Our conversation, edited and condensed for clarity, is below.

Why do NFTs for “Vicki Leekx”?

I always saw the “Vicki Leekx” mixtape as a piece of art rather than a piece of music, just because it was very serendipitous, of everything and events that was going on in the world. It basically just happened. Also, I made the “Maya” album and it got really badly reviewed by everyone, and everyone’s like, “Oh, my God, this is the worst album she’s ever made, she’s completely lost it.” And then I made “Vicki Leekx,” and everyone was like, “Oh my God, this should have been the album, it’s the best thing ever, this is the magnum opus of music at the time.” And I think, to me, it was more to do with the fact that it was part of a collective experience of what was going on in the world.

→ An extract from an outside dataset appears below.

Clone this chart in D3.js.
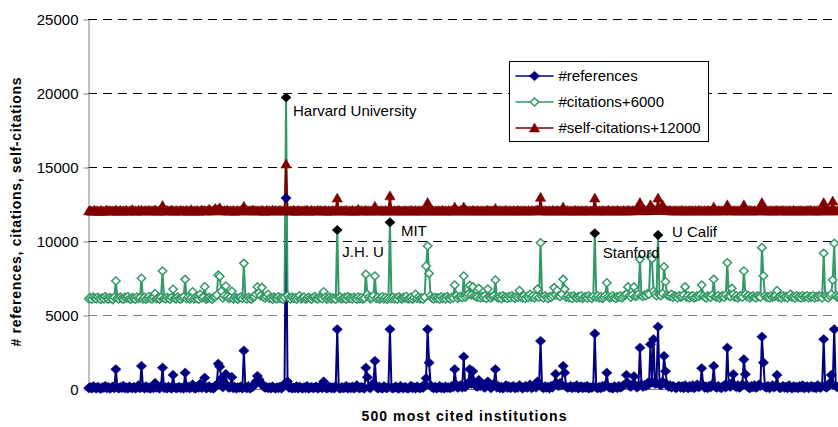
<!DOCTYPE html>
<html>
<head>
<meta charset="utf-8">
<script src="https://cdn.jsdelivr.net/npm/d3@7"></script>
<style>
body { margin: 0; background: #fff; }
svg { display: block; font-family: "Liberation Sans", Arial, sans-serif; }
</style>
</head>
<body>
<svg id="chart" width="838" height="427"></svg>
<script>
// 500 most cited institutions, in chart order
var references = [
	60,120,30,180,90,40,150,70,20,110,
	80,200,50,130,30,90,160,60,1330,100,
	40,140,70,210,50,100,30,170,80,60,
	130,40,90,250,60,1550,110,40,180,70,
	90,30,150,60,400,80,120,40,200,1440,
	70,110,40,160,90,30,950,120,50,80,
	140,60,100,30,1100,80,170,50,110,300,
	60,40,130,90,350,70,150,760,40,100,
	180,60,90,40,200,300,1700,1500,700,120,
	400,1010,250,80,130,800,60,150,30,110,
	90,160,40,2590,120,60,200,30,100,150,
	300,500,880,650,450,300,200,90,140,60,
	120,40,170,80,30,110,60,150,40,200,
	350,12900,500,90,140,40,100,60,180,30,
	150,80,40,120,60,200,30,90,140,50,
	100,160,40,80,200,60,500,120,30,90,
	150,50,110,40,180,4030,70,30,130,60,
	90,200,40,120,60,160,30,100,250,80,
	50,140,90,30,1440,800,110,60,200,400,
	1890,120,40,150,70,30,180,90,60,130,
	4030,80,40,110,160,60,30,200,90,50,
	140,70,30,100,220,60,120,40,170,90,
	50,130,80,300,720,4030,1780,250,100,60,
	150,40,90,200,60,120,30,170,80,110,
	60,200,120,1330,300,80,150,250,100,2180,
	130,300,400,1330,350,1200,450,200,150,600,
	200,300,150,90,250,500,180,60,140,350,
	1330,100,200,60,150,40,120,250,80,180,
	60,140,200,50,120,90,250,160,40,110,
	200,80,150,300,60,120,200,100,500,250,
	3240,120,60,180,90,150,40,200,110,300,
	1010,350,200,400,250,1550,1100,150,80,120,
	200,60,150,100,250,40,120,180,60,150,
	90,200,40,120,80,160,3740,100,50,140,
	60,200,120,250,1100,150,80,100,40,180,
	120,60,200,100,150,250,300,950,400,200,
	150,300,850,250,100,200,2790,300,150,250,
	200,400,300,3020,500,3360,350,400,4210,300,
	250,500,2230,1200,300,150,250,100,200,120,
	60,150,200,90,180,60,250,120,50,200,
	100,250,60,150,300,120,200,1400,250,90,
	160,60,200,120,300,1550,150,80,200,120,
	60,150,250,100,2790,300,150,400,1000,200,
	120,250,90,150,300,2000,1000,250,100,60,
	200,120,250,80,150,300,200,3530,1780,150,
	90,200,60,150,250,100,200,950,150,60,
	120,200,80,150,60,250,120,40,180,90,
	150,60,200,100,250,50,120,180,60,150,
	200,90,150,60,250,120,80,200,3360,150,
	100,200,400,950,300,4030,200,120,180,90
];

var citations = [
	100,180,60,220,140,80,200,120,50,160,
	90,240,130,70,180,110,40,200,1300,150,
	80,210,120,60,190,140,250,100,70,180,
	130,60,220,110,170,1480,90,200,60,140,
	250,120,80,190,450,100,160,70,210,1970,
	140,80,200,110,60,180,735,130,90,220,
	120,60,170,240,1410,100,200,80,150,575,
	90,180,120,60,400,150,210,910,70,140,
	200,110,60,180,230,350,1700,1600,600,150,
	300,960,250,120,180,600,90,200,140,60,
	170,220,110,2490,150,80,200,130,60,190,
	250,400,900,500,300,850,200,150,250,400,
	120,180,70,210,140,90,230,110,160,60,
	200,13700,300,150,80,210,120,170,60,190,
	300,90,160,220,70,130,200,110,60,180,
	240,120,80,200,150,100,575,190,60,140,
	210,90,170,120,60,4740,150,220,80,130,
	190,60,240,110,170,80,200,130,60,220,
	100,180,70,140,1750,400,200,90,160,300,
	1635,120,200,70,150,230,90,180,60,140,
	5260,110,200,80,170,60,230,130,90,190,
	140,250,80,120,200,60,170,400,110,220,
	90,160,60,200,2310,3660,1800,300,140,80,
	200,120,170,60,230,110,180,90,250,140,
	80,200,150,1030,300,120,220,250,160,1635,
	200,300,400,1000,350,900,300,250,200,800,
	150,250,180,300,120,760,220,150,250,300,
	1365,200,150,250,100,300,180,220,120,250,
	160,300,200,120,250,180,650,200,150,300,
	120,250,180,400,200,300,150,250,750,200,
	3885,250,150,300,200,120,250,180,300,850,
	350,650,300,250,400,1410,750,200,300,150,
	250,120,300,200,150,250,180,300,120,200,
	250,150,300,180,120,250,4520,200,300,150,
	250,120,200,300,1180,250,150,200,300,180,
	120,250,200,300,150,250,350,400,900,300,
	200,350,900,250,300,400,2760,300,250,350,
	300,450,400,2940,2800,600,400,300,4400,350,
	300,450,2265,1250,350,300,250,400,200,300,
	250,150,300,200,250,350,900,200,300,150,
	250,300,150,200,300,250,350,1030,300,200,
	150,300,250,200,350,1410,250,200,300,150,
	250,300,200,350,2535,300,250,800,400,200,
	300,150,250,300,200,1970,400,250,300,150,
	250,300,200,150,300,250,200,3550,1650,300,
	200,250,150,300,200,250,300,650,200,250,
	150,300,200,250,150,300,400,200,250,150,
	300,200,250,150,300,200,250,300,150,250,
	200,300,150,250,200,300,250,150,3170,300,
	250,150,300,400,1365,3845,300,200,250,150
];

var selfCitations = [
	30,60,10,40,80,20,50,0,70,30,
	10,40,90,20,60,20,50,30,100,10,
	40,70,20,50,30,80,10,40,60,120,
	30,50,10,70,40,90,20,40,60,30,
	80,20,50,40,100,40,10,60,30,400,
	40,20,70,30,50,90,40,10,60,40,
	20,70,40,50,30,80,10,40,120,20,
	50,30,70,10,40,90,40,60,20,50,
	150,40,20,70,200,90,150,250,40,30,
	60,40,90,20,50,30,70,10,40,60,
	30,50,80,350,40,70,20,50,40,90,
	40,60,20,50,30,80,40,10,70,40,
	50,20,90,40,60,30,40,70,20,50,
	40,3200,60,30,50,20,80,40,10,70,
	30,50,20,60,40,90,10,40,70,30,
	50,20,80,40,60,30,40,70,10,50,
	40,20,70,30,50,900,40,20,60,30,
	50,80,20,40,30,70,10,50,40,150,
	30,60,20,40,70,30,50,20,40,60,
	350,30,50,20,60,40,30,70,20,50,
	1050,40,20,60,30,50,70,20,40,30,
	60,20,50,30,70,40,20,60,30,50,
	40,20,60,30,50,600,40,20,70,30,
	50,30,60,20,40,70,30,50,20,60,
	30,50,20,300,60,40,30,70,20,300,
	40,60,30,50,20,70,40,30,60,40,
	20,50,40,30,60,80,20,40,50,30,
	200,40,30,60,20,50,40,70,30,40,
	50,20,60,30,40,70,20,50,30,60,
	40,30,60,20,50,40,30,70,100,50,
	950,40,30,60,20,50,40,30,70,40,
	30,60,40,20,50,300,40,30,60,20,
	50,30,40,70,20,60,30,40,50,20,
	60,40,20,50,30,70,900,40,30,50,
	20,60,40,30,50,80,40,20,60,30,
	40,70,30,50,20,60,40,30,70,50,
	30,60,40,50,90,70,600,80,50,40,
	60,80,50,450,100,150,80,60,900,120,
	80,450,200,100,60,40,70,30,50,40,
	60,30,50,40,70,20,50,40,30,60,
	40,50,30,60,20,70,40,50,30,60,
	30,60,40,20,50,300,40,30,60,40,
	50,30,60,40,450,70,30,50,40,60,
	30,50,40,60,20,450,40,30,50,70,
	40,30,60,20,50,70,40,600,60,30,
	50,40,30,60,20,50,40,70,30,50,
	40,60,30,50,20,60,40,30,70,40,
	30,50,40,60,20,50,30,60,40,70,
	40,30,60,20,50,40,30,70,600,40,
	50,30,60,40,700,60,30,50,40,60
];

var seriesNames = ["#references", "#citations+6000", "#self-citations+12000"];
var seriesOffsets = [0, 6000, 12000];
var yTicks = [0, 5000, 10000, 15000, 20000, 25000];
var highlightNames = ["Harvard University", "J.H. U", "MIT", "Stanford", "U Calif"];
var highlightIndex = [131, 165, 200, 336, 378];

// label placement (px from the marked point)
var labelShift = [[7, 19], [5, 27], [11, 14], [8, 25], [14, 2]];

function drawChart() {
	var svg = d3.select("#chart"),
		x0 = 88, x1 = 841, y0 = 389, y1 = 19,
		colors = ["#000080", "#339966", "#800000"];

	var x = d3.scaleBand().domain(d3.range(references.length)).range([x0, x1]);
	var y = d3.scaleLinear().domain([0, 25000]).range([y0, y1]);
	var cx = function (i) { return x(i) + x.bandwidth() / 2; };

	// gridlines
	svg.append("g").selectAll("line")
		.data(yTicks.slice(1))
		.join("line")
		.attr("x1", x0).attr("x2", 838)
		.attr("y1", function (d) { return Math.round(y(d)) + 0.5; })
		.attr("y2", function (d) { return Math.round(y(d)) + 0.5; })
		.attr("stroke", function (d) { return d == 5000 ? "#808080" : "#000"; })
		.attr("stroke-dasharray", "9,6");

	// y axis
	var yAxis = svg.append("g")
		.attr("transform", "translate(" + (x0 + 0.5) + ",0.5)")
		.call(d3.axisLeft(y).tickValues(yTicks).tickFormat(d3.format("d"))
			.tickSize(5).tickSizeOuter(0).tickPadding(5));
	yAxis.select(".domain").attr("stroke", "#808080");
	yAxis.selectAll(".tick line").attr("stroke", "#808080");
	yAxis.selectAll(".tick text")
		.attr("font-family", "Liberation Sans, Arial, sans-serif")
		.attr("font-size", 15).attr("fill", "#000");

	// x axis line
	svg.append("line")
		.attr("x1", x0).attr("x2", 838)
		.attr("y1", y0 + 0.5).attr("y2", y0 + 0.5)
		.attr("stroke", "#808080");

	var series = [references, citations, selfCitations];

	var line = function (k) {
		return d3.line()
			.x(function (d, i) { return cx(i); })
			.y(function (d) { return y(d + seriesOffsets[k]); });
	};

	// lines of all series first, then markers (Excel order)
	series.forEach(function (s, k) {
		svg.append("path")
			.datum(s)
			.attr("fill", "none")
			.attr("stroke", colors[k])
			.attr("stroke-width", 2)
			.attr("stroke-linejoin", "round")
			.attr("d", line(k));
	});

	var shapes = [
		"M0,-4.8L5.2,0L0,4.8L-5.2,0Z",
		"M0,-4L4.2,0L0,4L-4.2,0Z",
		"M0,-5L5.2,4L-5.2,4Z"
	];

	series.forEach(function (s, k) {
		svg.append("g").selectAll("path")
			.data(s)
			.join("path")
			.attr("transform", function (d, i) {
				return "translate(" + cx(i) + "," + y(d + seriesOffsets[k]) + ")";
			})
			.attr("d", shapes[k])
			.attr("fill", k == 1 ? "#fff" : colors[k])
			.attr("stroke", colors[k])
			.attr("stroke-width", k == 1 ? 1.5 : 0.5);
	});

	// highlighted institutions on the citations series
	var hl = svg.append("g");
	highlightIndex.forEach(function (idx, j) {
		var px = cx(idx), py = y(citations[idx] + 6000);
		hl.append("path")
			.attr("transform", "translate(" + px + "," + py + ")")
			.attr("d", shapes[0])
			.attr("fill", "#000");
		hl.append("text")
			.attr("x", px + labelShift[j][0])
			.attr("y", py + labelShift[j][1])
			.attr("font-size", 15)
			.text(highlightNames[j]);
	});

	// legend
	var lg = svg.append("g").attr("transform", "translate(509.5,61.5)");
	lg.append("rect").attr("width", 199).attr("height", 80)
		.attr("fill", "#fff").attr("stroke", "#000");
	seriesNames.forEach(function (name, k) {
		var ly = 14.5 + k * 26;
		lg.append("line").attr("x1", 6).attr("x2", 44).attr("y1", ly).attr("y2", ly)
			.attr("stroke", colors[k]).attr("stroke-width", 1.6);
		lg.append("path").attr("transform", "translate(25," + ly + ")")
			.attr("d", shapes[k])
			.attr("fill", k == 1 ? "#fff" : colors[k])
			.attr("stroke", colors[k]).attr("stroke-width", k == 1 ? 1.5 : 0.5);
		lg.append("text").attr("x", 49).attr("y", ly + 5)
			.attr("font-size", 15).text(name);
	});

	// axis titles
	svg.append("text")
		.attr("transform", "translate(21,212) rotate(-90)")
		.attr("text-anchor", "middle")
		.attr("font-size", 14).attr("font-weight", "bold")
		.attr("textLength", 269)
		.text("# references, citations, self-citations");

	svg.append("text")
		.attr("x", 464).attr("y", 421)
		.attr("text-anchor", "middle")
		.attr("font-size", 14).attr("font-weight", "bold")
		.attr("textLength", 205)
		.text("500 most cited institutions");
}

drawChart();
</script>
</body>
</html>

Do you feel vindicated at all, that the sound and ideas on “Maya” have come back in a way?

Not really, but if I put on the “Vicki Leekx” mixtape, I still get the same feeling from it. It gives me the same feeling. It’s not that I think about whether I get vindicated or not. When I listen to music I go, “Does it still make me feel good?” And to me, “Vicki Leekx” and “Maya,” it’s like twins – they kind of go together. But this piece of work had nowhere to exist, because it was something else. To even put it on YouTube was wrong. On YouTube it was censored and buried or, you know, whatever the algorithm thing was. So no one really listened to it. And when I gave it away for free on vickileekx.com, 100,000 people downloaded it instantly. It was really successful as a mixtape. Even as an album, when it was a free download for a month or something, it had a lot of traffic. It gave people what they wanted for me at the time, in the club sense.